- Aim -
The listing below begins with the first line you should copy; stop after the line containing "y_ticks = [0, 200, 400, 600, 800, 1000, 1200, 1400]", and drop every picture.

- Data -
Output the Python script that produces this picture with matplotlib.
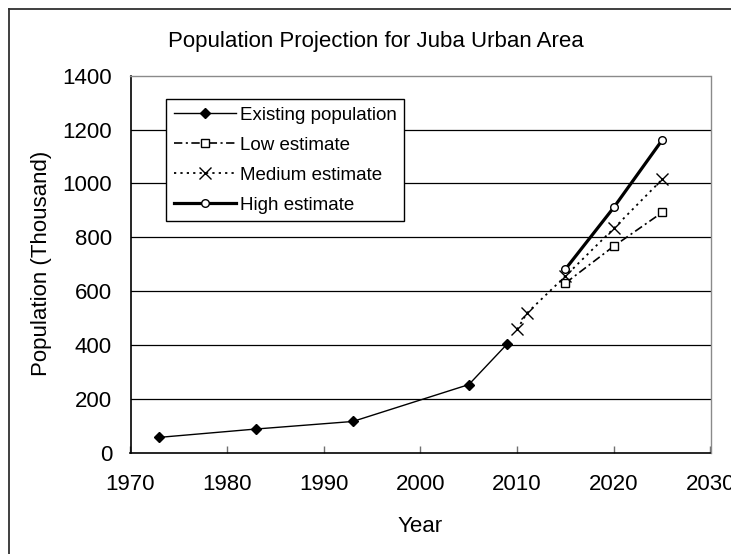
import matplotlib
matplotlib.use("Agg")
import matplotlib.pyplot as plt
from matplotlib.lines import Line2D

plt.rcParams['font.family'] = ['Liberation Sans', 'DejaVu Sans']
plt.rcParams['lines.scale_dashes'] = False

# Observed population (thousand)
existing_years = [1973, 1983, 1993, 2005, 2009]
existing_pop = [57, 88, 116, 253, 405]

# Projection scenarios (thousand)
low_years = [2015, 2020, 2025]
low_pop = [630, 767, 892]

medium_years = [2010, 2011, 2015, 2020, 2025]
medium_pop = [458, 518, 656, 833, 1015]

high_years = [2015, 2020, 2025]
high_pop = [682, 911, 1161]

x_ticks = [1970, 1980, 1990, 2000, 2010, 2020, 2030]
y_ticks = [0, 200, 400, 600, 800, 1000, 1200, 1400]

W, H = 731, 554
fig = plt.figure(figsize=(W / 100, H / 100), dpi=100)
ax = fig.add_axes([130.5 / W, 1 - 452.7 / H, 580 / W, 377 / H])

ax.plot(existing_years, existing_pop, color='black', lw=1.0, marker='D',
        ms=5.5, mfc='black', mec='black', label='Existing population', zorder=3)
ax.plot(low_years, low_pop, color='black', lw=1.2, dashes=(6, 2.5, 1.5, 2.5),
        marker='s', ms=6, mfc='white', mec='black', mew=1.0,
        label='Low estimate', zorder=4)
ax.plot(medium_years, medium_pop, color='black', lw=1.3, dashes=(1.6, 3.0),
        marker='x', ms=8.5, mec='black', mew=1.0,
        label='Medium estimate', zorder=5)
ax.plot(high_years, high_pop, color='black', lw=2.3, marker='o', ms=5.5,
        mfc='white', mec='black', mew=1.0, label='High estimate', zorder=6)

ax.set_xlim(1970, 2030)
ax.set_ylim(0, 1400)
ax.set_xticks(x_ticks)
ax.set_yticks(y_ticks)
ax.set_xticklabels([str(v) for v in x_ticks])
ax.set_yticklabels([str(v) for v in y_ticks])

for y in y_ticks[1:-1]:
    ax.axhline(y, color='black', lw=0.9, zorder=1)

ax.tick_params(axis='x', direction='in', length=5, width=1, color='#707070',
               labelsize=16, pad=15.4, top=False)
ax.tick_params(axis='y', length=0, labelsize=16, pad=13.3)

ax.spines['left'].set_color('black')
ax.spines['bottom'].set_color('black')
ax.spines['left'].set_linewidth(1.2)
ax.spines['bottom'].set_linewidth(1.2)
ax.spines['top'].set_color('#8a8a8a')
ax.spines['right'].set_color('#8a8a8a')
ax.spines['top'].set_linewidth(1.0)
ax.spines['right'].set_linewidth(1.0)

leg = ax.legend(loc='upper left', bbox_to_anchor=(166.4 / W, 1 - 99.3 / H),
                bbox_transform=fig.transFigure, borderaxespad=0,
                fontsize=13.5, handlelength=3.3, handletextpad=0.2,
                labelspacing=0.68, borderpad=0.4, numpoints=1,
                fancybox=False, framealpha=1, edgecolor='black')
leg.get_frame().set_linewidth(1.0)

fig.text(375.5 / W, 1 - 46.7 / H, 'Population Projection for Juba Urban Area',
         ha='center', va='baseline', fontsize=16)
fig.text(419.6 / W, 1 - 531.7 / H, 'Year', ha='center', va='baseline',
         fontsize=16)
fig.text(41.5 / W, 1 - 263 / H, 'Population (Thousand)', ha='center',
         va='center', rotation=90, fontsize=16)

# Chart-area frame (left and top edges visible)
fig.add_artist(Line2D([8.5 / W, 8.5 / W], [1 - 9 / H, -0.05], color='#303030',
                      lw=1.3, transform=fig.transFigure, clip_on=False))
fig.add_artist(Line2D([8.5 / W, 1.05], [1 - 9 / H, 1 - 9 / H], color='#303030',
                      lw=1.3, transform=fig.transFigure, clip_on=False))

fig.savefig('out.png', dpi=100)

- Result for this exercise -
Output the Python script that produces this picture with matplotlib.
import matplotlib
matplotlib.use("Agg")
import matplotlib.pyplot as plt
from matplotlib.lines import Line2D

plt.rcParams['font.family'] = ['Liberation Sans', 'DejaVu Sans']
plt.rcParams['lines.scale_dashes'] = False

# Observed population (thousand)
existing_years = [1973, 1983, 1993, 2005, 2009]
existing_pop = [57, 88, 116, 253, 405]

# Projection scenarios (thousand)
low_years = [2015, 2020, 2025]
low_pop = [630, 767, 892]

medium_years = [2010, 2011, 2015, 2020, 2025]
medium_pop = [458, 518, 656, 833, 1015]

high_years = [2015, 2020, 2025]
high_pop = [682, 911, 1161]

x_ticks = [1970, 1980, 1990, 2000, 2010, 2020, 2030]
y_ticks = [0, 200, 400, 600, 800, 1000, 1200, 1400]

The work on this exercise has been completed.